During these last Summer weeks, on the internet emerged an interesting global debate about the real capability of MaaS phenomenon to revolutionise our approach to mobility, combining the development and offer on the market of new simple, digital, integrated, multimodal, flexible and economic solutions, with the possibility to reach benefits in terms of economic, environmental and social sustainability for the whole community.
I have therefore tried to organise the most stimulating thoughts that international friends and experts have shared with the community of MaaS lovers like me, with the aim to disseminate knowledge and give updates from the MaaS world.
Our story starts one day at the beginning of August, when David Zipper (Harvard Kennedy School) shares with the community his doubts about the effective sustainability of MaaS solutions’ business models in the short and medium term.
Immediately the first act goes on stage and Boyd Cohen (Iomob) suggests to suspend judgement on this crucial question, since MaaS is still too young to understnd today wether or not it will become the winner of tomorrow.
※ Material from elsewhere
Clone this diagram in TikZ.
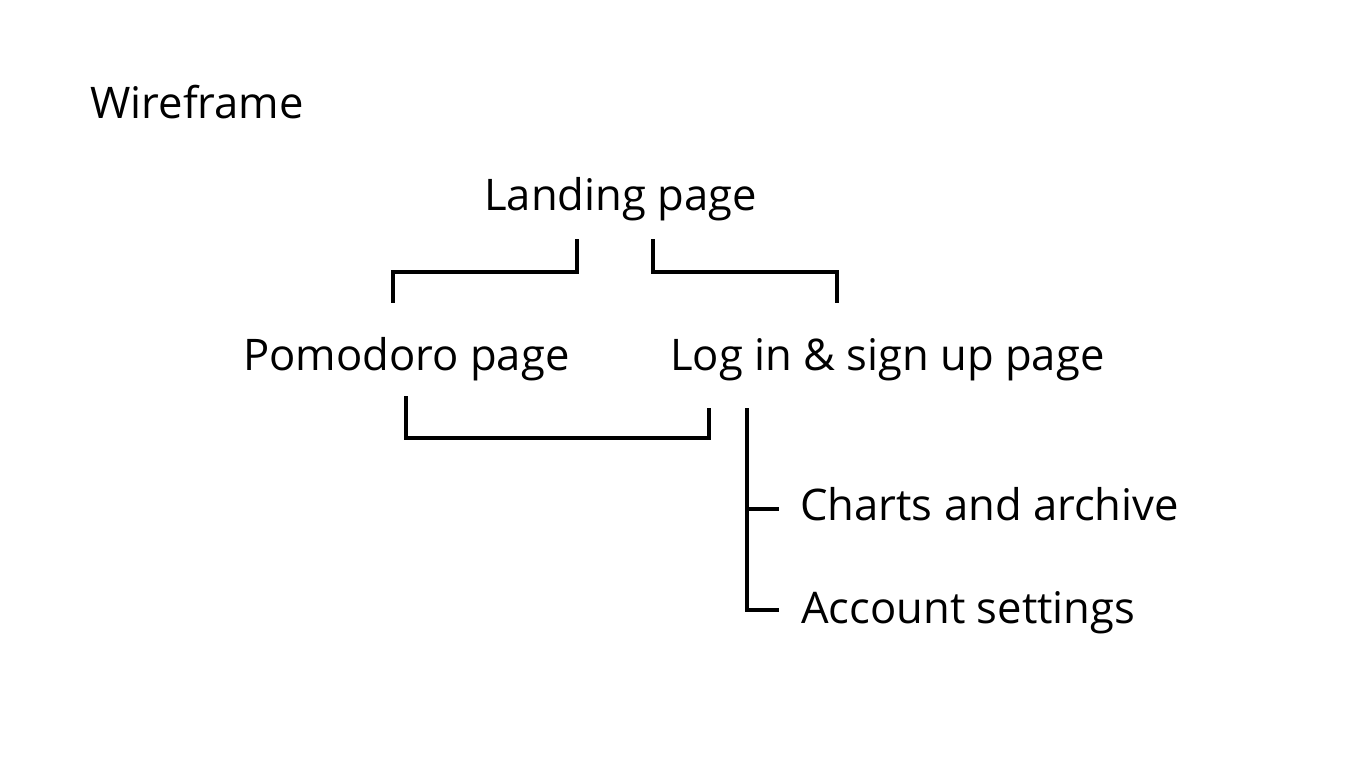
\documentclass[tikz,border=0pt]{standalone}
\usepackage{fontspec}
\setmainfont{Open Sans}
\usetikzlibrary{positioning}

\begin{document}
\begin{tikzpicture}[
    x=0.02cm, y=-0.02cm,
    font=\fontsize{24.8}{29}\selectfont,
    page/.style={inner sep=0pt, anchor=base west},
    link/.style={line width=2.8pt, line cap=butt, line join=miter}
  ]
  \useasboundingbox (0,0) rectangle (1366,768);

  \node[page] (wire)    at (90,118)  {Wireframe};
  \node[page] (landing) at (484,210) {Landing page};
  \node[page] (pomo)    at (243,370) {Pomodoro page};
  \node[page] (login)   at (670,370) {Log in \& sign up page};
  \node[page] (charts)  at (800,520) {Charts and archive};
  \node[page] (account) at (801,623) {Account settings};

  % bracket ends
  \coordinate (land-l) at (577,239);
  \coordinate (land-r) at (653,239);
  \coordinate (pomo-t) at (393,303);
  \coordinate (login-t) at (837,303);
  \coordinate (pomo-b) at (406,396);
  \coordinate (login-b) at (709,408);
  \coordinate (trunk) at (747,408);
  \coordinate (charts-w) at (779,509);
  \coordinate (account-w) at (779,610);

  \draw[link] (land-l) -- ++(0,33) -| (pomo-t);
  \draw[link] (land-r) -- ++(0,33) -| (login-t);
  \draw[link] (pomo-b) -- ++(0,42) -| (login-b);
  \draw[link] (trunk) |- (account-w);
  \draw[link] (trunk |- charts-w) -- (charts-w);

\end{tikzpicture}
\end{document}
While Sampo Hietanen (MaaS Global) offers his positive view of the ongoing change and argues the reasons why we should believe in a brilliant future of MaaS. MaaS has an organic approach to mobility and aims at contributing to a comprehensive and systemic improvement of the mobility system by offering integrated and multimodal solutions and counting on cooperation, trust, win-win business and open ecosystems. MaaSbusiness models are not ready for full-scale deployments yet, in the future we will probably face failures and bubbles, but the MaaS market will become far bigger than telecommunications one. Shortly after Aurelien Cottet (Transdev) examines the different business models of MaaS and shapes a future where MaaS services may grow following three main models. The Public MaaS, that is a G2C service (Government to Consumer), aimed at pursuing mainly public-interest goals for any local communities, somehow considered as a “common good” like public transport and then subsidised by public resources. The Commercial MaaS, that is a B2C service (Business to Consumer), aimed at pursuing mainly business goals with large-scale global (or better multi-local) deployments. And the Corporate MaaS, that is a B2B service (Business to Business), aimed at producing value for the companies in their mobility-related operations, be it managing corporate fleets, managing employees mobility budget or managing travel expenses.
A few days later, the second act starts with Krista Huhtala-Jenks (MaaS Global again), who reminds us that MaaS is so transformative that business models viability is only part of the analysis and that we should take into account the whole map of relationships among the different players of the mobility ecosystem, where the public authority is like the bassit of a heavy metal band and has to set the groove. Sharing the same view is Piia Karialainen (MaaS Alliance), who highlights that MaaS key success factors lie in the capability to define new public-private cooperation models, thanks to regulatory actions by the public authorities in the frame of mobility digital platforms, in order to promote open ecosystems for the benefit of the users and their freedom of choice. So with the second act of this story we understand that MaaS is about Public Authorities and their key role in governing this huge digital transformation for the future of our mobility.
At the beginning of September we move to the third act and Stijn Vernaillen (City di Antwerp, one of the most innovative local administrations in Europe for MaaS) adds freshness to the debate, by comparing MaaS business models to the beer industry. MaaS ingredients are, just like with beers, always the same (public transport, taxi, railway, shared mobility, park&ride, car rental, etc.), but combining them you can provide an unlimited number of MaaS services (or beers) with different features, quality, price. In this simile, the glass that bring the beer to the customers represents the MaaS app, that is the brand, the service to be provided to all the future MaaS users (or beer passionates), whatever mobility needs they may have (or beer preferences). The story ends so far with an open question about the successful communication strategy to convince the users of the value of the upcoming MaaS services (or of the fabulous taste of new beers).
I totally agree, and not from today, with this question and I would like to share mio point of view. When MaaS services will become available on a large-scale market, we all hope as soon as possible, they require an appropriate marketing and commercial strategy. The name of the MaaS product or service will be crucial to determine its market penetration. Well, in my opinion, selling a “MaaS service” to the general public will be much easier if we give it a sexy and familiar name, offering for instance a new on-demand mobility service. Fot this reason, at 5T we have started to say that “MaaS is MooD”, in other words MaaS is mobility on demand. The acronym MaaS is tremendously fashion today in the mobility sector, but it is perfect for the professionals, like me and you. Once we will have together built the MaaS ecosystems we have now in mind, by identifying cooperative models and involving all the players needed to be successful, our citizens will be (hopefully, and happily) able to buy new digital services called “mobility on demand”.
This should be the joint objective, towards which it is worth to work all together, learning day by day and getting a bit closer to the goal. Especially thanks to the knowledge of the world’s pioneers, who have already attempted, succeeded or failed, and who wants to share their experience. Exactly like the friends and members of the MaaS lovers community, who gave me the chance to tell this story. Thank you.